● **Work required**
Output the material beneath this task exactly, images excluded.
:::
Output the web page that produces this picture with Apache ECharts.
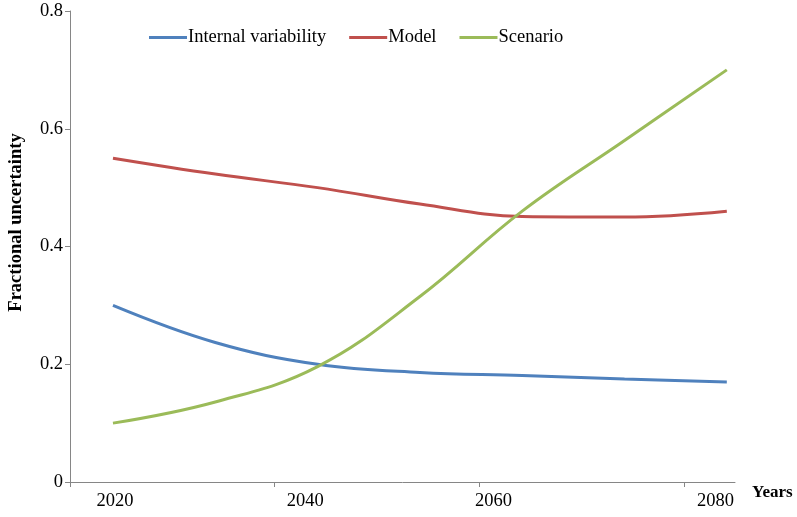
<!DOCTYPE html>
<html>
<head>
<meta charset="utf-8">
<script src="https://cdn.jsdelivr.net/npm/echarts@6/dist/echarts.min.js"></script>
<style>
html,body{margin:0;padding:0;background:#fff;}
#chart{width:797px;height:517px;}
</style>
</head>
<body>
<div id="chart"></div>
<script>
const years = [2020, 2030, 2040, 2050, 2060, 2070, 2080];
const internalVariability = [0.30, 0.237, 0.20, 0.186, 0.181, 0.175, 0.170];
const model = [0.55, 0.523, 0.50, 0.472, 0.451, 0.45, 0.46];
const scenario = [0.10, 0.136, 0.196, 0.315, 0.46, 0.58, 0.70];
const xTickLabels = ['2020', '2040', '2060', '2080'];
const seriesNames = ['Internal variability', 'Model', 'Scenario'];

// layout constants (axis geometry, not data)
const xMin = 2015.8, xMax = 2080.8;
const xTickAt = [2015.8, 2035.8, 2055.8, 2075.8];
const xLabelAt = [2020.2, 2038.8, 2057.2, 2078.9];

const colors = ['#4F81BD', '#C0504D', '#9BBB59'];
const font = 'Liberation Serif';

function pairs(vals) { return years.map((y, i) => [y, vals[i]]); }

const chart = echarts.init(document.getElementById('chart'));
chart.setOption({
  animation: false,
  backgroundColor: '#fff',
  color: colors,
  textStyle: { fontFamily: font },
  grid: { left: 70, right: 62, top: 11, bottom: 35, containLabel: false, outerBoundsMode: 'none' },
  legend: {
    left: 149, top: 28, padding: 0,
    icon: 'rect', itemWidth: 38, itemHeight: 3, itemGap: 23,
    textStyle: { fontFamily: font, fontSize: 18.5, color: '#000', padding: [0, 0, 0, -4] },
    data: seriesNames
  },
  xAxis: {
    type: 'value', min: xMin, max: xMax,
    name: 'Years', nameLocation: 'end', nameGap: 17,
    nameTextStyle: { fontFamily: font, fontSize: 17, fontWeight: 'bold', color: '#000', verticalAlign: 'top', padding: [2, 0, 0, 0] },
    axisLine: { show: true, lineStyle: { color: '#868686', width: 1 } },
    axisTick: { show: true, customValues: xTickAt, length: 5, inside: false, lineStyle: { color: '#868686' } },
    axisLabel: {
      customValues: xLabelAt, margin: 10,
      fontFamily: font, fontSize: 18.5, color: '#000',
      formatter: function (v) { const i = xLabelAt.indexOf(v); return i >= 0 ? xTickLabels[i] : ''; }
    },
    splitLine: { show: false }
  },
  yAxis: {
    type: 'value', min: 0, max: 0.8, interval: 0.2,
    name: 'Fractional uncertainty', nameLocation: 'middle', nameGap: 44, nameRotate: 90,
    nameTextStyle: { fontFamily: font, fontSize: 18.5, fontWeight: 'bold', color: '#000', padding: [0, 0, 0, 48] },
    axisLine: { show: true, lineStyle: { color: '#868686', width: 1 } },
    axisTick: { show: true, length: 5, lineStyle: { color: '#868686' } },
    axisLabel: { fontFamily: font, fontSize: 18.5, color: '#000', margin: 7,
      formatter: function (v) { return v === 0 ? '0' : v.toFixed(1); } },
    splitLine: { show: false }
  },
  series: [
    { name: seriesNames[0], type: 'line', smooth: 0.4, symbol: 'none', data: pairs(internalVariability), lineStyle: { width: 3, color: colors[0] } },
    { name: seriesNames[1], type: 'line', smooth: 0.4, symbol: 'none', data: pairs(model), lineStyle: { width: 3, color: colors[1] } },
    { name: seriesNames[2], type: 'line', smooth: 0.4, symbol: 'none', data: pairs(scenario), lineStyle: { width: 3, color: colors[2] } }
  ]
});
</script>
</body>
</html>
:::
● **Written solution**
Output the web page that produces this picture with Apache ECharts.
<!DOCTYPE html>
<html>
<head>
<meta charset="utf-8">
<script src="https://cdn.jsdelivr.net/npm/echarts@6/dist/echarts.min.js"></script>
<style>
html,body{margin:0;padding:0;background:#fff;}
#chart{width:797px;height:517px;}
</style>
</head>
<body>
<div id="chart"></div>
<script>
const years = [2020, 2030, 2040, 2050, 2060, 2070, 2080];
const internalVariability = [0.30, 0.237, 0.20, 0.186, 0.181, 0.175, 0.170];
const model = [0.55, 0.523, 0.50, 0.472, 0.451, 0.45, 0.46];
const scenario = [0.10, 0.136, 0.196, 0.315, 0.46, 0.58, 0.70];
const xTickLabels = ['2020', '2040', '2060', '2080'];
const seriesNames = ['Internal variability', 'Model', 'Scenario'];

// layout constants (axis geometry, not data)
const xMin = 2015.8, xMax = 2080.8;
const xTickAt = [2015.8, 2035.8, 2055.8, 2075.8];
const xLabelAt = [2020.2, 2038.8, 2057.2, 2078.9];

const colors = ['#4F81BD', '#C0504D', '#9BBB59'];
const font = 'Liberation Serif';

function pairs(vals) { return years.map((y, i) => [y, vals[i]]); }

const chart = echarts.init(document.getElementById('chart'));
chart.setOption({
  animation: false,
  backgroundColor: '#fff',
  color: colors,
  textStyle: { fontFamily: font },
  grid: { left: 70, right: 62, top: 11, bottom: 35, containLabel: false, outerBoundsMode: 'none' },
  legend: {
    left: 149, top: 28, padding: 0,
    icon: 'rect', itemWidth: 38, itemHeight: 3, itemGap: 23,
    textStyle: { fontFamily: font, fontSize: 18.5, color: '#000', padding: [0, 0, 0, -4] },
    data: seriesNames
  },
  xAxis: {
    type: 'value', min: xMin, max: xMax,
    name: 'Years', nameLocation: 'end', nameGap: 17,
    nameTextStyle: { fontFamily: font, fontSize: 17, fontWeight: 'bold', color: '#000', verticalAlign: 'top', padding: [2, 0, 0, 0] },
    axisLine: { show: true, lineStyle: { color: '#868686', width: 1 } },
    axisTick: { show: true, customValues: xTickAt, length: 5, inside: false, lineStyle: { color: '#868686' } },
    axisLabel: {
      customValues: xLabelAt, margin: 10,
      fontFamily: font, fontSize: 18.5, color: '#000',
      formatter: function (v) { const i = xLabelAt.indexOf(v); return i >= 0 ? xTickLabels[i] : ''; }
    },
    splitLine: { show: false }
  },
  yAxis: {
    type: 'value', min: 0, max: 0.8, interval: 0.2,
    name: 'Fractional uncertainty', nameLocation: 'middle', nameGap: 44, nameRotate: 90,
    nameTextStyle: { fontFamily: font, fontSize: 18.5, fontWeight: 'bold', color: '#000', padding: [0, 0, 0, 48] },
    axisLine: { show: true, lineStyle: { color: '#868686', width: 1 } },
    axisTick: { show: true, length: 5, lineStyle: { color: '#868686' } },
    axisLabel: { fontFamily: font, fontSize: 18.5, color: '#000', margin: 7,
      formatter: function (v) { return v === 0 ? '0' : v.toFixed(1); } },
    splitLine: { show: false }
  },
  series: [
    { name: seriesNames[0], type: 'line', smooth: 0.4, symbol: 'none', data: pairs(internalVariability), lineStyle: { width: 3, color: colors[0] } },
    { name: seriesNames[1], type: 'line', smooth: 0.4, symbol: 'none', data: pairs(model), lineStyle: { width: 3, color: colors[1] } },
    { name: seriesNames[2], type: 'line', smooth: 0.4, symbol: 'none', data: pairs(scenario), lineStyle: { width: 3, color: colors[2] } }
  ]
});
</script>
</body>
</html>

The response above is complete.